Walk into the gourmet section of any premium grocery store or browse the Meatigo app, and you will inevitably encounter two cheeses that look almost identical: Brie and Camembert. Both come in elegant little rounds, both boast a powdery, stark white rind, and both promise a gooey, creamy interior. For the curious Indian foodie looking to build a sophisticated cheese board, this creates an immediate dilemma. Which one should you buy? Are they just different names for the same thing? If you have ever felt confused standing between these two French classics, you are not alone. While they are close cousins in the dairy world, they have distinct personalities, flavor profiles, and culinary uses.
The Problem: The Visual Confusion
The primary barrier for consumers is that, to the untrained eye, Brie and Camembert are visually indistinguishable. This leads to arbitrary purchasing decisions. A customer might buy Camembert expecting the mild, buttery sweetness of Brie, only to be surprised by its intense, earthy funk. This flavor mismatch can be disappointing and might deter a first-time buyer from experimenting with soft cheeses again. Without a clear guide explaining the nuances, buyers cannot make an informed choice that suits their specific palate or the recipe they are trying to execute.
The Solution: A Clear Profile Comparison
At Meatigo, we carry both premium Brie (Denmark) and Artisanal Camembert Cheese, ensuring they reach you at the perfect stage of ripeness. To help you choose with confidence, we break down the subtle but crucial differences in origin, production, and most importantly, taste. By understanding what sets them apart, you can confidently select the right wheel for your next wine pairing or baked appetizer.
Origin and Size: The Historical Difference
Both cheeses originate from northern France, but from different regions. Brie is much older, hailing from the Île-de-France region, and was traditionally made in massive wheels (up to 17 inches across), which is why it is often sold in wedge slices. Camembert, created centuries later in Normandy, has always been produced in small, distinct, uniform wheels (about 5 inches across). Meatigo ensures both are crafted using traditional techniques to honor these origins.

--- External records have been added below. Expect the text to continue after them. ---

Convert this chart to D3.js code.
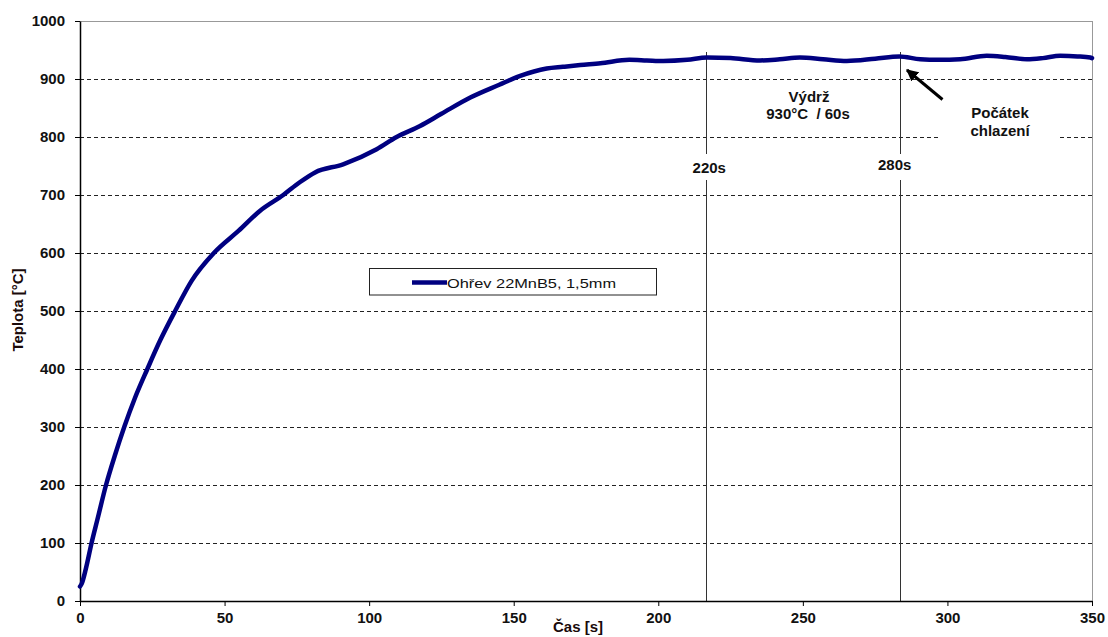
<!DOCTYPE html>
<html><head><meta charset="utf-8">
<script src="https://cdn.jsdelivr.net/npm/d3@7"></script>
<style>body{margin:0;background:#fff;} text{font-family:"Liberation Sans",Arial,sans-serif;white-space:pre;}</style>
</head><body><svg id="c" width="1108" height="637"></svg>
<script>
const times = [0,0.6,2,4,6,9,12,15.3,19,23.3,27.7,32.9,38.6,46.3,54.8,62.3,70.3,76,81.3,91,102.6,109.5,117.6,125,135,145,152,157,161.4,167,173,180,190,196,201.7,210,216.8,225,235.2,242,249,257,265.2,275,283.4,290.6,297,304.4,313.6,320,327.5,333,339,345,349.4,350];
const temps = [25,30,55,100,140,200,250,300,350,400,449,500,552,600,638,673,700,722,739,753,779,800,819,840,868,890,905,913,918,921,924,927,933,932,931,933,937,936,932,934,937,934,931,935,939,934,933,934,940,938,934,936,940,939,937,936];
const xTicks = [0,50,100,150,200,250,300,350];
const yTicks = [0,100,200,300,400,500,600,700,800,900,1000];
const gridValues = [100,200,300,400,500,600,700,800,900];
const markerTimes = [216.6, 283.5];
const markerLabels = ["220s","280s"];
const seriesName = "Ohřev 22MnB5, 1,5mm";
const xTitle = "Čas [s]", yTitle = "Teplota [°C]";

const svg = d3.select("#c");
const L=80, R=1092, T=21, B=601;
const x = d3.scaleLinear().domain([0,350]).range([L,R]);
const y = d3.scaleLinear().domain([0,1000]).range([B,T]);

// grid
svg.append("g").selectAll("line").data(gridValues).join("line")
  .attr("x1",L).attr("x2",R).attr("y1",d=>y(d)+0.5).attr("y2",d=>y(d)+0.5)
  .attr("stroke","#222").attr("stroke-width",1).attr("stroke-dasharray","4,3");
// borders
svg.append("line").attr("x1",L).attr("x2",R).attr("y1",y(1000)+0.5).attr("y2",y(1000)+0.5).attr("stroke","#999");
svg.append("line").attr("x1",R+0.5).attr("x2",R+0.5).attr("y1",T).attr("y2",B).attr("stroke","#999");

// white box behind "Počátek chlazení"
svg.append("rect").attr("x",940).attr("y",104).attr("width",120).attr("height",40).attr("fill","#fff");

// marker vertical lines
markerTimes.forEach((t,i)=>{
  const xx = Math.round(x(t))+0.5;
  svg.append("line").attr("x1",xx).attr("x2",xx).attr("y1",52).attr("y2",154).attr("stroke","#333");
  svg.append("line").attr("x1",xx).attr("x2",xx).attr("y1",180).attr("y2",B).attr("stroke","#333");
});

// axes
const yAxis = d3.axisLeft(y).tickValues(yTicks).tickFormat(d3.format("d")).tickSize(5).tickSizeOuter(0).tickPadding(10);
const gy = svg.append("g").attr("transform",`translate(${L},0)`).call(yAxis);
gy.select(".domain").attr("stroke","#000").attr("stroke-width",1.5);
gy.selectAll(".tick line").attr("stroke","#000");
gy.selectAll("text").attr("font-size",15).attr("font-weight","bold").attr("fill","#111")
  .attr("font-family","Liberation Sans, Arial, sans-serif");
const xAxis = d3.axisBottom(x).tickValues(xTicks).tickFormat(d3.format("d")).tickSize(5).tickSizeOuter(0).tickPadding(6);
const gx = svg.append("g").attr("transform",`translate(0,${B})`).call(xAxis);
gx.select(".domain").attr("stroke","#000").attr("stroke-width",1.5);
gx.selectAll(".tick line").attr("stroke","#000");
gx.selectAll("text").attr("font-size",15).attr("font-weight","bold").attr("fill","#111")
  .attr("font-family","Liberation Sans, Arial, sans-serif");

// titles
svg.append("text").attr("x",578).attr("y",632).attr("text-anchor","middle")
  .attr("font-size",15).attr("font-weight","bold").attr("fill","#1a0a0a").text(xTitle);
svg.append("text").attr("transform","translate(23,310) rotate(-90)").attr("text-anchor","middle")
  .attr("font-size",15).attr("font-weight","bold").attr("fill","#1a0a0a").text(yTitle);

// series
const data = times.map((t,i)=>({t, v:temps[i]}));
svg.append("path").datum(data)
  .attr("d", d3.line().x(d=>x(d.t)).y(d=>y(d.v)).curve(d3.curveMonotoneX))
  .attr("fill","none").attr("stroke","#000080").attr("stroke-width",4.5).attr("stroke-linejoin","round").attr("stroke-linecap","round");

// marker labels
markerTimes.forEach((t,i)=>{
  svg.append("text").attr("x",x(t)+(i===0?3:-5)).attr("y",i===0?173:170).attr("text-anchor","middle")
    .attr("font-size",15).attr("font-weight","bold").attr("fill","#111").text(markerLabels[i]);
});

// annotations
svg.append("text").attr("x",809).attr("y",101.5).attr("text-anchor","middle").attr("font-size",15).attr("font-weight","bold").attr("fill","#111").text("Výdrž");
svg.append("text").attr("x",808).attr("y",119).attr("text-anchor","middle").attr("font-size",15).attr("font-weight","bold").attr("fill","#111").text("930°C  / 60s");
svg.append("text").attr("x",1000).attr("y",118).attr("text-anchor","middle").attr("font-size",15).attr("font-weight","bold").attr("fill","#111").text("Počátek");
svg.append("text").attr("x",1000).attr("y",135.5).attr("text-anchor","middle").attr("font-size",15).attr("font-weight","bold").attr("fill","#111").text("chlazení");

// arrow
svg.append("defs").append("marker").attr("id","ah").attr("viewBox","0 0 10 10").attr("refX",9).attr("refY",5)
  .attr("markerWidth",4).attr("markerHeight",4).attr("orient","auto").attr("markerUnits","strokeWidth")
  .append("path").attr("d","M0,0 L10,5 L0,10 z").attr("fill","#000");
svg.append("line").attr("x1",942.5).attr("y1",99.5).attr("x2",907).attr("y2",70)
  .attr("stroke","#000").attr("stroke-width",3).attr("marker-end","url(#ah)");

// legend
const lg = svg.append("g");
lg.append("rect").attr("x",369.5).attr("y",268.5).attr("width",287).attr("height",26.5).attr("fill","#fff").attr("stroke","#222");
lg.append("line").attr("x1",412).attr("x2",447).attr("y1",282.5).attr("y2",282.5).attr("stroke","#000080").attr("stroke-width",4.5);
lg.append("text").attr("x",447).attr("y",287.5).attr("font-size",13).attr("fill","#111")
  .attr("textLength",169).attr("lengthAdjust","spacingAndGlyphs").text(seriesName);
</script></body></html>
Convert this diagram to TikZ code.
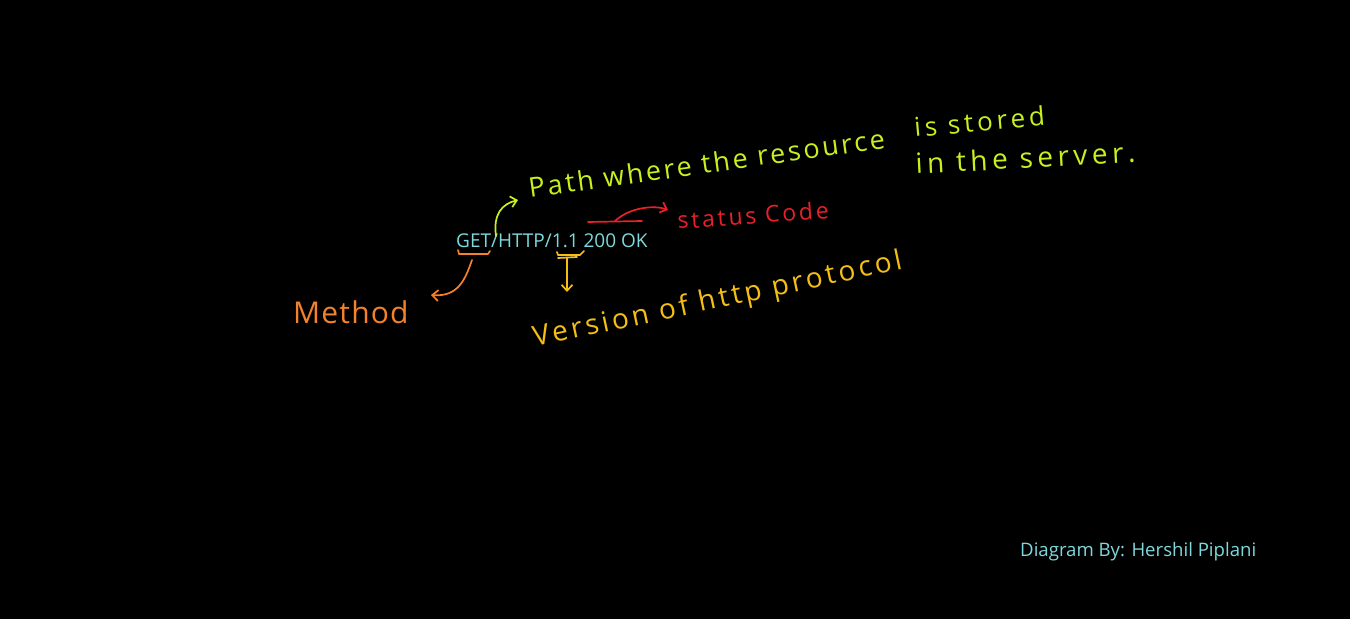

The Taste Test: Mild Butter vs. Earthy Funk
Here is where the real difference lies. Brie is the gentler of the two. Cream is often added to Brie during production, giving it a higher fat content. This results in a refined, buttery, and slightly sweet flavor with very mild hints of fresh mushrooms. It is a universal crowd-pleaser and highly approachable. Camembert, on the other hand, is bolder. It does not have added cream, resulting in a slightly lower fat percentage but a much more intense, rustic, and earthy flavor. It is often described as having notes of wild mushrooms, garlic, and even a hint of barnyard funk. If Brie is smooth jazz, Camembert is a robust symphony.
Texture: Runny vs. Dense
Because of its added cream, the interior (pâte) of a ripe Brie tends to be runnier, oozing beautifully when cut at room temperature. Camembert, while still incredibly soft and creamy, maintains a slightly denser, springier core that holds its shape a bit better when sliced.
Meatigo Cheese Recipe Pairings: What to Cook
Your choice between the two should be dictated by what you intend to do with them. Because Brie (Denmark) is milder and sweeter, it is the absolute best candidate for sweet-and-savory baking. Encase a wheel of our Brie in puff pastry with a layer of caramelized onions or fruit preserves, and bake until golden for a spectacular, crowd-pleasing dessert-appetizer hybrid. Because Artisanal Camembert Cheese is robust and earthy, it stands up beautifully to savory, robust flavors. Score the top of a Camembert wheel, insert slivers of fresh garlic and sprigs of rosemary, drizzle with olive oil, and bake until molten. Dip crusty sourdough directly into it. If you are making sandwiches, slide cold cuts like turkey or ham alongside our Brie; if you are building a bold charcuterie board with spicy salamis and strong red wine, let the Camembert take center stage.